Il a fait de l'Iran une puissance régionale

Lorsque Khamenei a pris le pouvoir, l'Iran sortait tout juste d'une longue guerre avec l'Irak qui avait laissé le pays meurtri et isolé. 

Au cours des trois décennies suivantes, Khamenei a transformé l'Iran en une puissance affirmée exerçant son influence dans tout le Moyen-Orient. L'un des principaux facteurs qui ont contribué à cette évolution a été le renversement de Saddam Hussein par les États-Unis en 2003, qui a finalement permis aux politiciens et aux milices chiites alliés de l'Iran d'accéder au pouvoir en Irak.

L'Irak a joué un rôle central dans l'axe de la résistance iranien, qui regroupait la Syrie de Bachar al-Assad, le Hezbollah libanais, le groupe militant palestinien Hamas et les rebelles houthis au Yémen. En 2015, l'alliance était à son apogée, plaçant l'Iran aux portes d'Israël. 

Les deux dernières années ont apporté un revirement spectaculaire

L'attaque du Hamas contre le sud d'Israël le 7 octobre 2023 a provoqué des représailles massives de la part d'Israël sur la bande de Gaza. Elle a également entraîné un revirement de la politique israélienne. Après avoir passé des années à tenter de repousser et de contenir les alliés de l'Iran, Israël s'est fixé pour objectif de les écraser. Le Hamas a été affaibli, mais pas éliminé, même au prix de la destruction de Gaza. 

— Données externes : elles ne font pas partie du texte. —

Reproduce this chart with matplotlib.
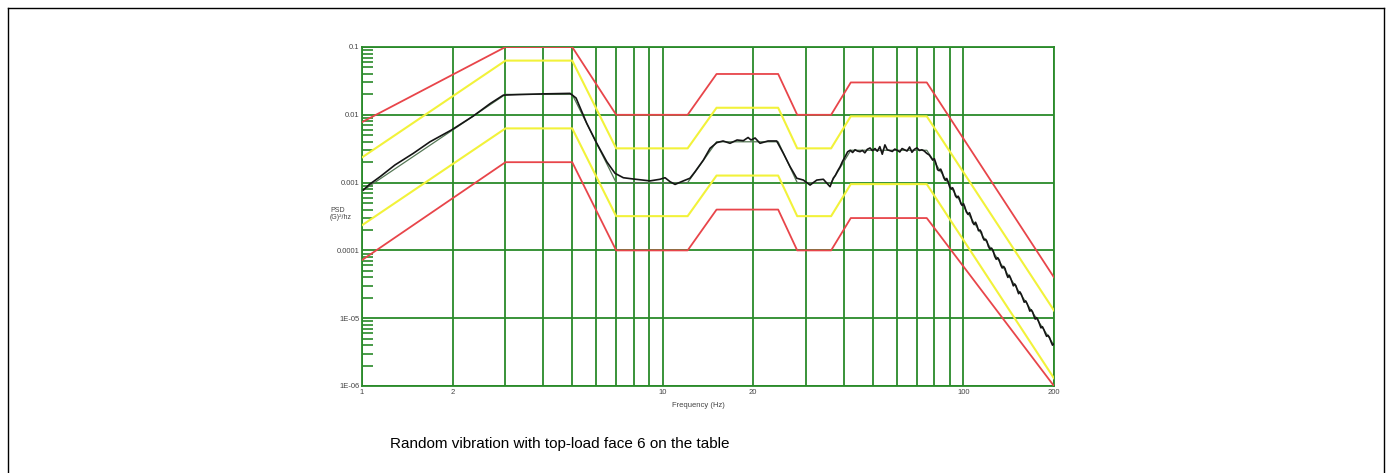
import matplotlib
matplotlib.use("Agg")
import matplotlib.pyplot as plt
from matplotlib.lines import Line2D
from matplotlib.ticker import FixedLocator, NullFormatter

# Profilfrekvenser (Hz) - gemensamma brytpunkter for profil och toleranser
prof_freq = [1, 3, 5, 7, 12.1, 15.1, 24.2, 28, 36.3, 42.2, 75.5, 200]

# Referensprofil och toleransband (G^2/Hz)
ref_psd = [0.00075, 0.02, 0.02, 0.001, 0.001, 0.004, 0.004, 0.001, 0.001, 0.003, 0.003, 4.0e-6]
abort_hi = [0.0078, 0.1, 0.1, 0.01, 0.01, 0.04, 0.04, 0.01, 0.01, 0.03, 0.03, 4.0e-5]
alarm_hi = [0.00235, 0.063, 0.063, 0.0032, 0.0032, 0.0127, 0.0127, 0.0032, 0.0032, 0.0095, 0.0095, 1.3e-5]
alarm_lo = [0.000235, 0.0063, 0.0063, 0.00032, 0.00032, 0.00127, 0.00127, 0.00032, 0.00032, 0.00095, 0.00095, 1.3e-6]
abort_lo = [7.2e-5, 0.002, 0.002, 0.0001, 0.0001, 0.0004, 0.0004, 0.0001, 0.0001, 0.0003, 0.0003, 1.0e-6]

# Uppmatt PSD (avlast fran bilden)
meas_freq = [1.01, 1.063, 1.148, 1.287, 1.481, 1.683, 1.988, 2.345, 2.666, 2.951,
             3.353, 3.908, 4.555, 4.917, 5.149, 5.588, 6.033, 6.515, 6.94, 7.396,
             7.984, 9.074, 9.795, 10.18, 10.58, 10.99, 11.71, 12.32, 12.81, 13.65,
             14.37, 15.12, 15.87, 16.74, 17.67, 18.54, 19.22, 19.66, 20.28, 21.06,
             22.39, 23.93, 25.18, 26.51, 27.9, 29.35, 30.9, 32.52, 34.2, 36.0,
             36.9, 37.5, 38.2, 38.9, 39.6, 40.4, 41.2, 42.0, 42.8, 43.6,
             44.4, 45.3, 46.1, 47.0, 47.9, 48.9, 49.8, 50.8, 51.7, 52.7,
             53.7, 54.8, 55.8, 56.9, 58.0, 59.1, 60.2, 61.4, 62.5, 63.7,
             64.9, 66.2, 67.4, 68.7, 70.0, 71.4, 72.7, 74.1, 75.5, 77.0,
             79, 80, 81, 82, 83, 84, 85, 86, 87, 88,
             89, 90, 91, 92, 93, 94, 95, 96, 97, 98,
             99, 100, 101, 102.2, 103.5, 104.7, 106, 107.2, 108.5, 109.7,
             111, 112.2, 113.5, 114.7, 116, 117.2, 118.5, 119.7, 121, 122.5,
             124, 125.5, 127, 128.5, 130, 131.5, 133, 134.5, 136, 137.5,
             139, 140.5, 142, 143.5, 145, 146.5, 148, 149.5, 151, 152.5,
             154, 155.7, 157.5, 159.2, 161, 162.7, 164.5, 166.2, 168, 169.7,
             171.5, 173.2, 175, 177, 179, 181, 183, 185, 187, 189,
             191, 193.2, 195.5, 197.7, 200]
meas_psd = [0.000778, 0.000953, 0.00122, 0.00182, 0.0027, 0.0040, 0.0060, 0.0096, 0.0146, 0.0195,
            0.0199, 0.0203, 0.0206, 0.0207, 0.0177, 0.0075, 0.0038, 0.00203, 0.00137, 0.00118,
            0.00113, 0.00106, 0.00112, 0.00118, 0.00103, 0.00094, 0.00106, 0.00116, 0.00145, 0.00215,
            0.00321, 0.00388, 0.00411, 0.0038, 0.00425, 0.00415, 0.00463, 0.00425, 0.00455, 0.0038,
            0.00411, 0.00411, 0.0027, 0.00172, 0.00116, 0.00109, 0.00092, 0.00109, 0.00112, 0.00087,
            0.00116, 0.00128, 0.00150, 0.00172, 0.00205, 0.00241, 0.00285, 0.00300, 0.00278, 0.00305,
            0.00292, 0.00286, 0.00298, 0.00275, 0.00310, 0.00324, 0.00296, 0.00318, 0.00290, 0.00339,
            0.00262, 0.00360, 0.00305, 0.00296, 0.00288, 0.00312, 0.00300, 0.00283, 0.00318, 0.00305,
            0.00292, 0.00335, 0.00280, 0.00310, 0.00325, 0.00298, 0.00305, 0.00292, 0.00270, 0.00255,
            0.00215, 0.00225, 0.00192, 0.00155, 0.00150, 0.00158, 0.00140, 0.00118, 0.00108, 0.00115,
            0.00102, 0.00086, 0.00080, 0.00084, 0.00076, 0.00064, 0.00060, 0.00063, 0.00058, 0.00049,
            0.00046, 0.00049, 0.00044, 0.00037, 0.00034, 0.00036, 0.00031, 0.00026, 0.00024, 0.00026,
            0.00023, 0.000195, 0.00020, 0.000185, 0.000155, 0.000142, 0.000146, 0.000136, 0.000115, 0.000104,
            0.000108, 9.9e-5, 8.2e-5, 7.4e-5, 7.8e-5, 7.2e-5, 6.1e-5, 5.5e-5, 5.8e-5, 5.4e-5,
            4.5e-5, 4.0e-5, 4.3e-5, 3.9e-5, 3.4e-5, 3.0e-5, 3.2e-5, 3.0e-5, 2.6e-5, 2.3e-5,
            2.45e-5, 2.25e-5, 1.95e-5, 1.72e-5, 1.80e-5, 1.65e-5, 1.45e-5, 1.27e-5, 1.33e-5, 1.24e-5,
            1.08e-5, 9.7e-6, 1.02e-5, 9.4e-6, 8.2e-6, 7.2e-6, 7.5e-6, 6.8e-6, 6.0e-6, 5.4e-6,
            5.6e-6, 5.2e-6, 4.5e-6, 4.0e-6, 4.2e-6]

# Axlar
x_ticks = [1, 2, 10, 20, 100, 200]
x_ticklabels = ["1", "2", "10", "20", "100", "200"]
x_grid = [3, 4, 5, 6, 7, 8, 9, 30, 40, 50, 60, 70, 80, 90]
y_ticks = [1e-6, 1e-5, 1e-4, 1e-3, 1e-2, 1e-1]
y_ticklabels = ["1E-06", "1E-05", "0.0001", "0.001", "0.01", "0.1"]

W, H = 1392, 473
grid_col = "#2a8a2a"
red = "#e8454a"
yellow = "#f2f23a"

fig = plt.figure(figsize=(W / 100, H / 100), dpi=100)
plt.rcParams['font.family'] = ['Liberation Sans', 'DejaVu Sans']
ax = fig.add_axes([362 / W, 1 - 386 / H, (1054 - 362) / W, (386 - 47) / H])

ax.plot(prof_freq, abort_hi, color=red, lw=1.3, zorder=3)
ax.plot(prof_freq, abort_lo, color=red, lw=1.3, zorder=3)
ax.plot(prof_freq, alarm_hi, color=yellow, lw=1.5, zorder=3)
ax.plot(prof_freq, alarm_lo, color=yellow, lw=1.5, zorder=3)
ax.plot(prof_freq, ref_psd, color="#557755", lw=0.9, zorder=4)
ax.plot(meas_freq, meas_psd, color="#151515", lw=1.2, zorder=5)

ax.set_xscale("log")
ax.set_yscale("log")
ax.set_xlim(1, 200)
ax.set_ylim(1e-6, 0.1)

ax.set_xticks(x_ticks)
ax.set_xticklabels(x_ticklabels)
ax.xaxis.set_minor_locator(FixedLocator(x_grid))
ax.xaxis.set_minor_formatter(NullFormatter())
ax.set_yticks(y_ticks)
ax.set_yticklabels(y_ticklabels)

ax.tick_params(axis="both", which="major", length=0, labelsize=5.5, labelcolor="#444444", pad=2)
ax.tick_params(axis="x", which="minor", length=0)
ax.tick_params(axis="y", which="minor", direction="in", length=8, width=1.2, color=grid_col)

ax.grid(True, which="major", color=grid_col, lw=1.3, zorder=1)
ax.grid(True, which="minor", axis="x", color=grid_col, lw=1.3, zorder=1)
ax.set_axisbelow(True)
for s in ax.spines.values():
    s.set_color(grid_col)
    s.set_linewidth(1.3)

fig.text(330 / W, 1 - 214 / H, "PSD\n(G)²/hz", fontsize=5, color="#444444",
         ha="left", va="center", linespacing=1.1)
fig.text(698 / W, 1 - 405 / H, "Frequency (Hz)", fontsize=5.5, color="#444444",
         ha="center", va="center")
fig.text(560 / W, 1 - 444 / H, "Random vibration with top-load face 6 on the table",
         fontsize=11, color="black", ha="center", va="center")

# Ram runt hela bilden
for xs, ys in [([8, 1384], [8, 8]), ([8, 8], [8, 480]), ([1384, 1384], [8, 480])]:
    fig.add_artist(Line2D([x / W for x in xs], [1 - y / H for y in ys], color="black", lw=1.0))

fig.savefig("out.png", dpi=100)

Israël a également mis le Hezbollah sur la touche, du moins pour le moment, grâce à des semaines de bombardements au Liban l'année dernière, ainsi qu'à une attaque spectaculaire à l'aide de téléavertisseurs et de talkies-walkies piégés.

Le Hezbollah a subi un coup encore plus dur en décembre avec la chute d'Assad, lorsque les rebelles sunnites ont marché sur la capitale et l'ont destitué. Aujourd'hui, un gouvernement hostile à l'Iran et au Hezbollah règne depuis Damas.

L'axe de la résistance iranienne est au plus bas.